L’Atelier-Musée Imprimerie offre un aperçu de l’évolution de l’imprimerie et de l’imprimé depuis Gutenberg jusqu’au numérique en passant par les Lumières, la Révolution industrielle et les apports de la photographie et de l’électronique. Les thématiques et intitulés des différents sections de l’exposition soulignent les continuités qui traversent l’évolution de la communication graphique et la pertinence de l’histoire de l’imprimerie à l’heure des médias numériques: le premier des médias ; le triomphe de l’écrit ; des arts et des métiers ; le monde, une graphosphère. De même, la coexistence dans l’exposition de machines, de produits imprimés, de films et outils numériques de médiation, et même de dispositifs numériques de production, situe bien l’évolution technique par rapport a celle de la société. Le rôle joué par l’imprimerie dans la circulation des idées et la diffusion de la connaissance est constamment à l’esprit, tout comme l’évolution des métiers graphiques et des modes de communication : l’édition et le livre ; la presse périodique ; la gravure, les procédés photomécanique et la couleur ; et le rôle de l’imprimerie comme le premier des médias de masse. Une histoire longue de cinq siècles et demi de quasi hégémonie sur la diffusion des informations et des connaissances en Occident, jusqu’à l’avènement des médias audiovisuels puis numériques au cours du vingtième siècle.

Mais le cœur de l’AMI est l’imprimerie industrielle, et l’un des aspects les plus originaux est la place accordée à la deuxième moitié du XXe siècle et à ses prolongements numériques au XXIe. S’il est tout-à-fait inédit de voir plusieurs presses rotatives de grande taille côtoyant des machines anciennes, parfois très rares, il est tout aussi surprenant de les voir à côté des pièces issues de la période contemporaine devenues aujourd’hui introuvables malgré leur jeune âge (la Lumitype 550, par exemple qui date des années 1960). Un grand nombre des machines exposées – toutes impeccablement restaurées – est en état de marché et peut servir aux démonstrations, voire à la production.
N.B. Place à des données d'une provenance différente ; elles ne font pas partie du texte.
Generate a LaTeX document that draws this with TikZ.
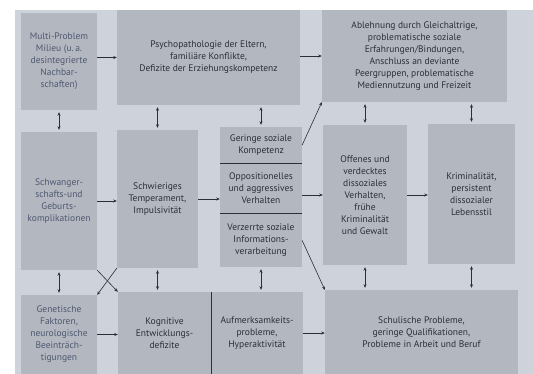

Depuis une trentaine d’années, les historiens et autres analystes des médias, parfois obnubilés par la nouveauté et l’essor fulgurante des médias audiovisuels et, plus récemment, numériques ont tendance à considérer que l’histoire de l’imprimerie est un chapitre clos dans l’histoire de la communication: important certes, mais largement déconnecté de l’émergence et des usages des médias numériques. À tort bien sûr, car nous évoluons plus que jamais dans le graphosphère (pour reprendre le titre de l’une des sections de l’exposition) dont le passée, le présent et le future son inextricablement liés et ne peuvent pas être compris sans tenir compte de la coexistence et l’interaction mutuelle des médias devenus complémentaire, et tous – y compris les industries graphiques – en évolution constante et mutuellement interdépendante.

Renseignement pratiques

Ouvertures et horaires

Du 28/09/2018 au 30/06/2019:
fermé le lundi
mardi à vendredi: 09:00 – 17:30
samedi: 14:00 – 17:30
dimanche: 10:00 – 13:00, 14:30 – 17:30

Du 01/07/2019 au 31/08/2019:
lundi au vendredi: 10:00 – 18:30
samedi: 14:00 – 18:30
dimanche: 10:00 – 13:00 et 14:30 – 18:30

Fermeture le : 25 décembre, 1er janvier et 1er mai.
Parking gratuit.
Accessibilité aux personnes à mobilité réduite.
Audioguides gratuit en français et en anglais.